━━━━━ Data shown ━━━━━

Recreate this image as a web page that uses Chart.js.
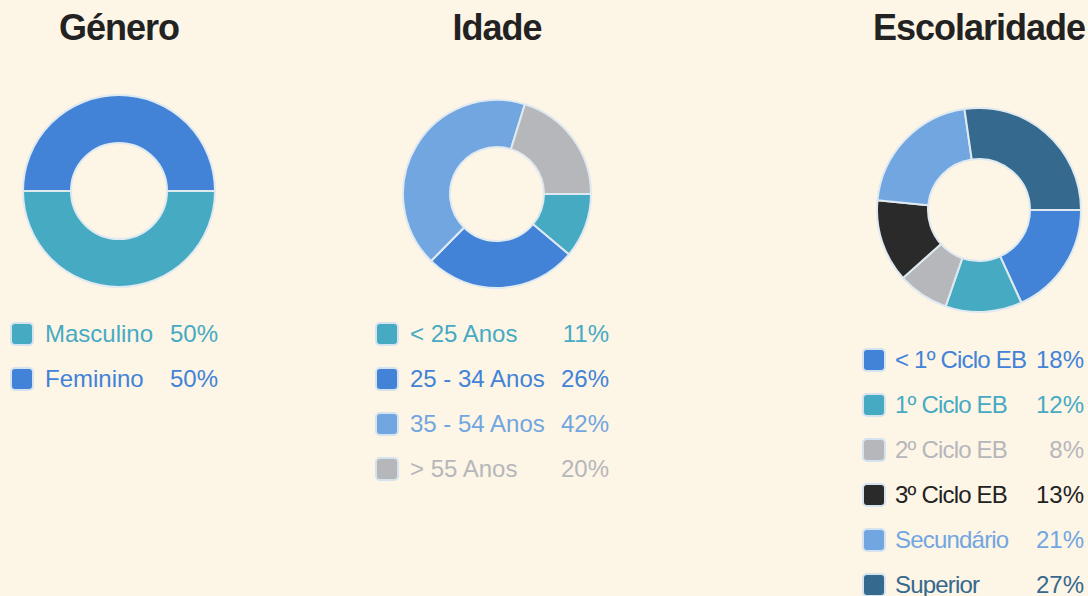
<!DOCTYPE html>
<html>
<head>
<meta charset="utf-8">
<script src="https://cdn.jsdelivr.net/npm/chart.js@4.4.1/dist/chart.umd.min.js"></script>
<style>
    body { margin: 0; background: #fdf5e6; font-family: "Liberation Sans", Arial, sans-serif; }
    #page { position: relative; width: 1088px; height: 596px; overflow: hidden; }
    .title { position: absolute; top: 8px; font-size: 36px; font-weight: bold; color: #222; letter-spacing: -1px; text-align: center; width: 300px; line-height: 40px; }
    .chart { position: absolute; }
    .legend { position: absolute; }
    .row { position: relative; height: 45px; display: flex; align-items: center; font-size: 24px; }
    .box { width: 20px; height: 20px; border: 2px solid #d5e3ee; border-radius: 5px; margin-right: 11px; flex: none; }
    .pct { position: absolute; right: 0; }
</style>
</head>
<body>
<div id="page"></div>
<script>
    // data
    const generoLabels = ["Masculino", "Feminino"];
    const generoValues = [50, 50];
    const generoColors = ["#46aac3", "#4283d7"];

    const idadeLabels = ["< 25 Anos", "25 - 34 Anos", "35 - 54 Anos", "> 55 Anos"];
    const idadeValues = [11, 26, 42, 20];
    const idadeColors = ["#46aac3", "#4283d7", "#72a6e0", "#b6b7bb"];

    const escolaridadeLabels = ["< 1º Ciclo EB", "1º Ciclo EB", "2º Ciclo EB", "3º Ciclo EB", "Secundário", "Superior"];
    const escolaridadeValues = [18, 12, 8, 13, 21, 27];
    const escolaridadeColors = ["#4283d7", "#46aac3", "#b6b7bb", "#2a2a2a", "#72a6e0", "#35698d"];

    const page = document.getElementById("page");

    // one column: title, doughnut, html legend
    const makeBlock = (cfg) => {
        const title = document.createElement("div");
        title.className = "title";
        title.style.left = (cfg.cx - 150) + "px";
        title.textContent = cfg.title;
        page.appendChild(title);

        const size = cfg.r * 2 + 2;
        const wrap = document.createElement("div");
        wrap.className = "chart";
        wrap.style.left = (cfg.cx - size / 2) + "px";
        wrap.style.top = (cfg.cy - size / 2) + "px";
        const canvas = document.createElement("canvas");
        canvas.width = size;
        canvas.height = size;
        wrap.appendChild(canvas);
        page.appendChild(wrap);

        new Chart(canvas.getContext("2d"), {
            type: "doughnut",
            data: {
                labels: cfg.labels,
                datasets: [{
                    data: cfg.values,
                    backgroundColor: cfg.colors,
                    borderColor: "#dfe9f0",
                    borderWidth: 2
                }]
            },
            options: {
                responsive: false,
                animation: false,
                rotation: 90,
                cutout: "50%",
                plugins: {
                    legend: { display: false },
                    tooltip: { enabled: false }
                }
            }
        });

        const legend = document.createElement("div");
        legend.className = "legend";
        legend.style.left = cfg.legLeft + "px";
        legend.style.top = cfg.legTop + "px";
        legend.style.width = cfg.legWidth + "px";
        cfg.labels.forEach((label, i) => {
            const color = cfg.textColors ? cfg.textColors[i] : cfg.colors[i];
            const row = document.createElement("div");
            row.className = "row";
            row.style.color = color;
            const box = document.createElement("div");
            box.className = "box";
            box.style.background = cfg.colors[i];
            if (cfg.gap) box.style.marginRight = cfg.gap;
            const text = document.createElement("span");
            text.textContent = label;
            if (cfg.squeeze) text.style.letterSpacing = cfg.squeeze;
            const pct = document.createElement("span");
            pct.className = "pct";
            pct.textContent = cfg.values[i] + "%";
            row.appendChild(box);
            row.appendChild(text);
            row.appendChild(pct);
            legend.appendChild(row);
        });
        page.appendChild(legend);
    };

    makeBlock({
        title: "Género", labels: generoLabels, values: generoValues, colors: generoColors,
        cx: 119, cy: 191, r: 96, legLeft: 10, legTop: 311, legWidth: 208
    });
    makeBlock({
        title: "Idade", labels: idadeLabels, values: idadeValues, colors: idadeColors,
        cx: 497, cy: 194, r: 94, legLeft: 375, legTop: 311, legWidth: 234
    });
    makeBlock({
        title: "Escolaridade", labels: escolaridadeLabels, values: escolaridadeValues, colors: escolaridadeColors,
        textColors: ["#4283d7", "#46aac3", "#b6b7bb", "#222222", "#72a6e0", "#35698d"],
        squeeze: "-0.8px", gap: "9px",
        cx: 979, cy: 210, r: 102, legLeft: 862, legTop: 337, legWidth: 222
    });
</script>
</body>
</html>
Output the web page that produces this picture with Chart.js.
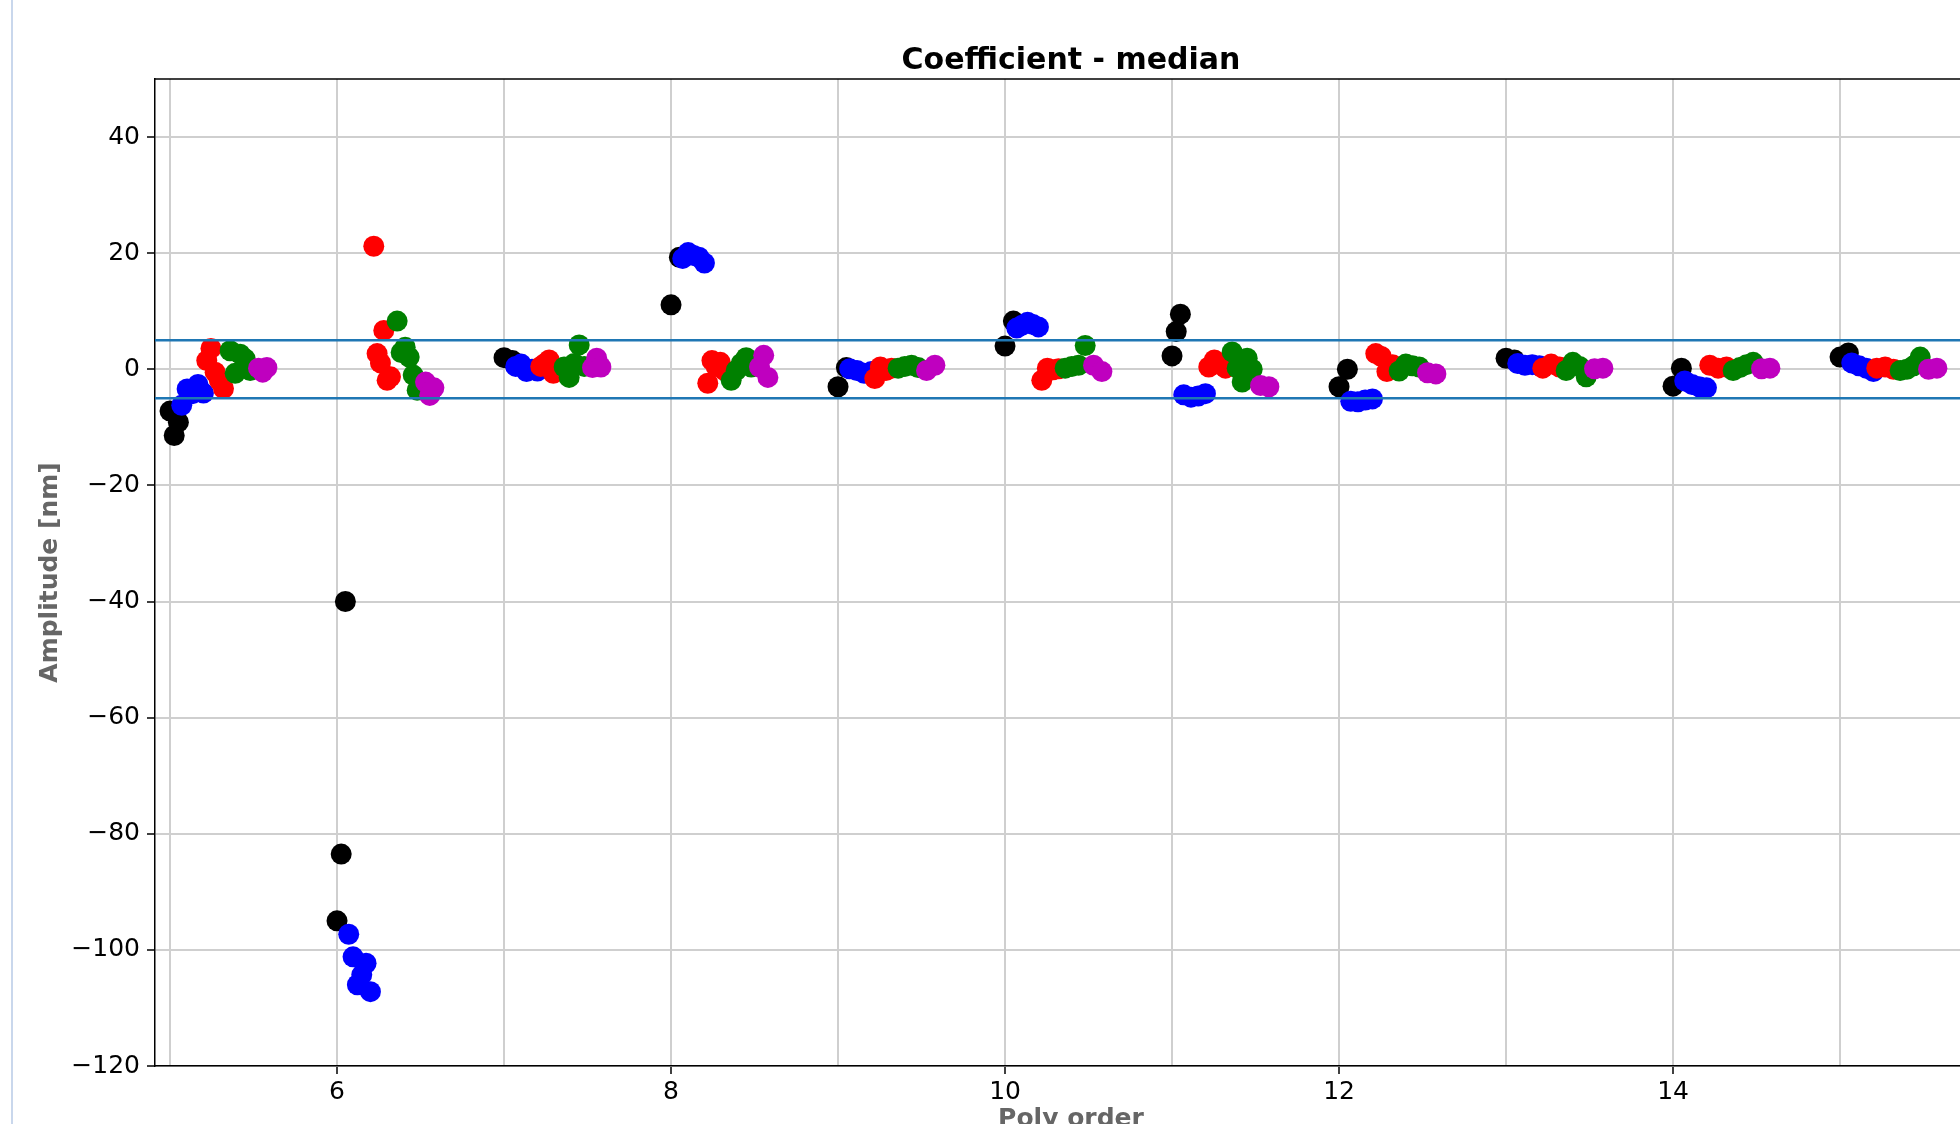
<!DOCTYPE html>
<html>
<head>
<meta charset="utf-8">
<script src="https://cdn.jsdelivr.net/npm/chart.js@4/dist/chart.umd.min.js"></script>
<style>
  html, body { margin: 0; padding: 0; background: #fff; overflow: hidden; width: 1960px; height: 1124px; }
  #wrap { position: absolute; left: 0; top: 0; width: 2000px; height: 1160px; }
  #edge { position: absolute; left: 11px; top: 0; width: 2px; height: 1124px; background: #c9d7ec; }
</style>
</head>
<body>
<div id="wrap"><canvas id="coef" width="2000" height="1160"></canvas></div>
<div id="edge"></div>
<script>
// poly orders on the x axis
const polyOrders = [5, 6, 7, 8, 9, 10, 11, 12, 13, 14, 15];
const xTicks = [5, 6, 7, 8, 9, 10, 11, 12, 13, 14, 15];
const yTicks = [-120, -100, -80, -60, -40, -20, 0, 20, 40];
const limit = 5; // +/- band in nm

// median amplitude per coefficient, one small list per poly order
const coefBlack = [
  [-7.2, -11.4, -9.1], [-95.0, -83.5, -40.0], [2.0, 1.5], [11.1, 19.3], [-3.0, 0.3],
  [4.0, 8.3], [2.3, 6.5, 9.5], [-3.0, 0.0], [1.9, 1.6], [-2.9, 0.2], [2.1, 2.8]
];
const coefBlue = [
  [-6.2, -3.4, -4.2, -2.6, -4.1], [-97.3, -101.2, -106.0, -104.3, -102.3, -107.2],
  [0.5, 0.9, -0.4, 0.0, -0.3], [19.1, 20.1, 19.6, 19.3, 18.3], [0.1, -0.2, -0.7, -0.4],
  [7.1, 7.6, 8.1, 7.7, 7.3], [-4.4, -4.8, -4.6, -4.2], [-5.5, -5.6, -5.3, -5.1],
  [1.0, 0.7, 0.8, 0.6], [-2.0, -2.6, -3.0, -3.2], [1.1, 0.6, 0.2, -0.4]
];
const coefRed = [
  [1.5, 3.6, -0.5, -1.9, -3.3], [21.2, 2.7, 1.1, 6.7, -1.9, -1.3], [0.5, 1.0, 1.6, -0.7, 0.2],
  [-2.4, 1.5, 0.5, 1.2, -0.2], [-1.6, 0.4, -0.2, 0.2], [-1.9, 0.2, -0.1, 0.1],
  [0.4, 1.6, 0.8, 0.2], [2.7, 2.2, -0.4, 0.8], [0.2, 0.9, 0.4], [0.7, 0.2, 0.4], [0.2, 0.4, 0.0]
];
const coefGreen = [
  [3.2, -0.7, 2.6, 1.8, -0.2], [8.3, 2.9, 3.8, 2.1, -1.0, -3.6], [0.4, -1.4, 1.0, 4.2, 0.5],
  [-1.9, -0.2, 1.0, 2.0, 0.4], [0.2, 0.5, 0.7, 0.3], [0.2, 0.5, 0.7, 4.1],
  [3.0, 0.2, -2.2, 1.9, 0.0], [-0.3, 0.9, 0.6, 0.4], [-0.2, 1.2, 0.5, -1.3],
  [-0.2, 0.3, 0.8, 1.2], [-0.2, 0.0, 0.6, 2.1]
];
const coefMagenta = [
  [0.2, -0.5, 0.3], [-2.2, -4.5, -3.2], [0.3, 1.9, 0.4], [0.4, 2.4, -1.4], [-0.2, 0.7],
  [0.7, -0.4], [-2.8, -3.0], [-0.6, -0.8], [0.1, 0.2], [0.1, 0.2], [0.0, 0.2]
];

const xMin = 4.91, xMax = 15.88;

// spread the points of one coefficient a little to the right of its poly order
function toPoints(values, start, width) {
  const pts = [];
  values.forEach((list, k) => {
    list.forEach((v, i) => {
      const dx = list.length > 1 ? start + i * width / (list.length - 1) : start;
      pts.push({ x: polyOrders[k] + dx, y: v });
    });
  });
  return pts;
}

function dots(data, color, order) {
  return {
    type: 'scatter', data: data, order: order,
    backgroundColor: color, borderWidth: 0,
    pointRadius: 10.5, pointHoverRadius: 10.5
  };
}

function band(y) {
  return {
    type: 'line', order: -1,
    data: [{ x: xMin, y: y }, { x: xMax, y: y }],
    borderColor: '#1f77b4', borderWidth: 2.5, pointRadius: 0, fill: false
  };
}

const frameTop = {
  id: 'frameTop',
  afterDatasetsDraw(chart) {
    const a = chart.chartArea, ctx = chart.ctx;
    ctx.save();
    ctx.strokeStyle = '#000';
    ctx.lineWidth = 1.5;
    ctx.beginPath();
    ctx.moveTo(a.left, a.top);
    ctx.lineTo(a.right, a.top);
    ctx.stroke();
    ctx.restore();
  }
};

const font = 'DejaVu Sans';

new Chart(document.getElementById('coef'), {
  type: 'scatter',
  data: {
    datasets: [
      dots(toPoints(coefBlack, 0.0, 0.05), '#000000', 5),
      dots(toPoints(coefBlue, 0.07, 0.13), '#0000ff', 4),
      dots(toPoints(coefRed, 0.22, 0.1), '#ff0000', 3),
      dots(toPoints(coefGreen, 0.36, 0.12), '#008000', 2),
      dots(toPoints(coefMagenta, 0.53, 0.05), '#bf00bf', 1),
      band(limit),
      band(-limit)
    ]
  },
  options: {
    responsive: false,
    animation: false,
    layout: { padding: { left: 0, right: 13, top: 0, bottom: 0 } },
    plugins: {
      legend: { display: false },
      tooltip: { enabled: false },
      title: {
        display: true, fullSize: false,
        text: 'Coefficient - median',
        color: '#000',
        font: { family: font, size: 30, weight: 'bold' },
        padding: { top: 43, bottom: 0 }
      }
    },
    scales: {
      x: {
        type: 'linear', min: xMin, max: xMax,
        afterBuildTicks: s => { s.ticks = xTicks.map(v => ({ value: v })); },
        afterFit: s => { s.height = 94; },
        border: { color: '#000', width: 1.5 },
        grid: {
          color: '#cfcfcf', lineWidth: 2, tickLength: 8, tickWidth: 1.5,
          tickColor: c => (c.tick && c.tick.value % 2 === 0) ? '#000' : 'rgba(0,0,0,0)'
        },
        ticks: {
          color: '#000', padding: 3, maxRotation: 0, autoSkip: false,
          font: { family: font, size: 25 },
          callback: v => (v % 2 === 0 ? String(v) : '')
        },
        title: {
          display: true, text: 'Poly order', color: '#666',
          font: { family: font, size: 25, weight: 'bold' },
          padding: { top: 0, bottom: 26 }
        }
      },
      y: {
        type: 'linear', min: -120, max: 50,
        afterBuildTicks: s => { s.ticks = yTicks.map(v => ({ value: v })); },
        afterFit: s => { s.width = 155; },
        border: { color: '#000', width: 1.5 },
        grid: { color: '#cfcfcf', lineWidth: 2, tickLength: 8, tickWidth: 1.5, tickColor: '#000' },
        ticks: {
          color: '#000', padding: 7,
          font: { family: font, size: 25 },
          callback: v => (v < 0 ? '\u2212' + Math.abs(v) : String(v))
        },
        title: {
          display: true, text: 'Amplitude [nm]', color: '#666',
          font: { family: font, size: 25, weight: 'bold' },
          padding: { top: 35, bottom: 0 }
        }
      }
    }
  },
  plugins: [frameTop]
});
</script>
</body>
</html>
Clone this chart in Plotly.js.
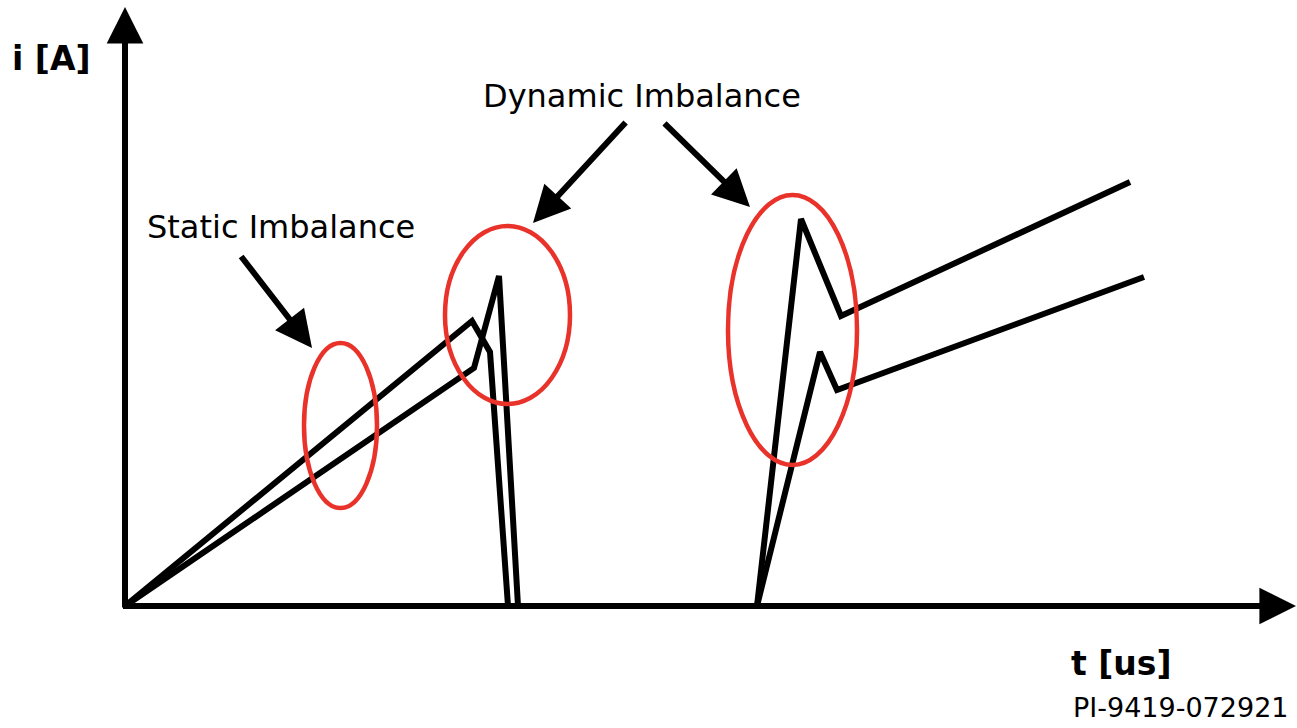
<!DOCTYPE html>
<html>
<head>
<meta charset="utf-8">
<script src="https://cdn.plot.ly/plotly-3.0.1.min.js"></script>
<style>
  html, body { margin: 0; padding: 0; background: #ffffff; }
  #chart { width: 1297px; height: 728px; }
</style>
</head>
<body>
<div id="chart"></div>
<script>
// ---- Data (schematic units: t [us], i [A]) ----
const tDevice1 = [0, 34.7, 36.5, 38.3, 63.2, 67.6, 71.6, 100.5];
const iDevice1 = [0, 28.5, 25.4, 0, 0, 38.7, 29.0, 42.4];

const tDevice2 = [0, 34.9, 37.4, 39.3, 63.2, 69.5, 71.2, 101.9];
const iDevice2 = [0, 23.8, 33.0, 0, 0, 25.4, 21.6, 32.9];

// Highlighted regions (ellipses): [t0, t1, i0, i1]
const highlightStatic   = [17.9, 25.2, 9.8, 26.3];
const highlightDynamic1 = [32.0, 44.5, 20.2, 38.0];
const highlightDynamic2 = [60.3, 73.2, 14.1, 41.1];

// Labels
const labelStatic  = "Static Imbalance";
const labelDynamic = "Dynamic Imbalance";
const labelY = "i [A]";
const labelX = "t [us]";
const labelId = "PI-9419-072921";

const lineStyle = { color: "#000000", width: 6 };
const traces = [
  { x: tDevice1, y: iDevice1, type: "scatter", mode: "lines", line: lineStyle, hoverinfo: "skip", showlegend: false },
  { x: tDevice2, y: iDevice2, type: "scatter", mode: "lines", line: lineStyle, hoverinfo: "skip", showlegend: false }
];

const red = "#e8322a";
function ellipse(r) {
  return { type: "circle", xref: "x", yref: "y", x0: r[0], x1: r[1], y0: r[2], y1: r[3],
           line: { color: red, width: 4.5 }, fillcolor: "rgba(0,0,0,0)" };
}

function arrow(tipX, tipY, tailX, tailY, w, s) {
  return { x: tipX, y: tipY, ax: tailX, ay: tailY, xref: "x", yref: "y", axref: "x", ayref: "y",
           text: "", showarrow: true, arrowhead: 2, arrowsize: s, arrowwidth: w, arrowcolor: "#000000",
           standoff: 0, startstandoff: 0 };
}

function label(txt, x, y, size, bold, xanchor) {
  return { x: x, y: y, xref: "x", yref: "y", text: bold ? "<b>" + txt + "</b>" : txt, showarrow: false,
           xanchor: xanchor || "center", yanchor: "middle",
           font: { family: "DejaVu Sans, Verdana, sans-serif", size: size, color: "#000000" } };
}

const layout = {
  width: 1297, height: 728, autosize: false,
  margin: { l: 0, r: 0, t: 0, b: 0, pad: 0 },
  paper_bgcolor: "#ffffff", plot_bgcolor: "#ffffff",
  showlegend: false,
  xaxis: { range: [-12.5, 117.2], visible: false, fixedrange: true },
  yaxis: { range: [-12.2, 60.6], visible: false, fixedrange: true },
  shapes: [ellipse(highlightStatic), ellipse(highlightDynamic1), ellipse(highlightDynamic2)],
  annotations: [
    // axes
    arrow(117.1, 0, -0.35, 0, 6, 1.22),
    arrow(0, 59.9, 0, -0.3, 6, 1.22),
    // pointer arrows
    arrow(18.7, 25.8, 11.5, 35.1, 6, 1.22),
    arrow(40.8, 38.3, 50.2, 48.5, 6, 1.22),
    arrow(62.5, 39.9, 53.8, 48.4, 6, 1.22),
    // labels
    label(labelY, -7.4, 54.8, 33, true),
    label(labelDynamic, 51.7, 51.0, 32, false),
    label(labelStatic, 15.6, 37.95, 32, false),
    label(labelX, 99.65, -5.7, 33, true),
    label(labelId, 116.6, -10.1, 27, false, "right")
  ]
};

Plotly.newPlot("chart", traces, layout, { staticPlot: true, displayModeBar: false });
</script>
</body>
</html>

━━━━━

Report how many lines in the records above contain the word "that", giving only the number.

2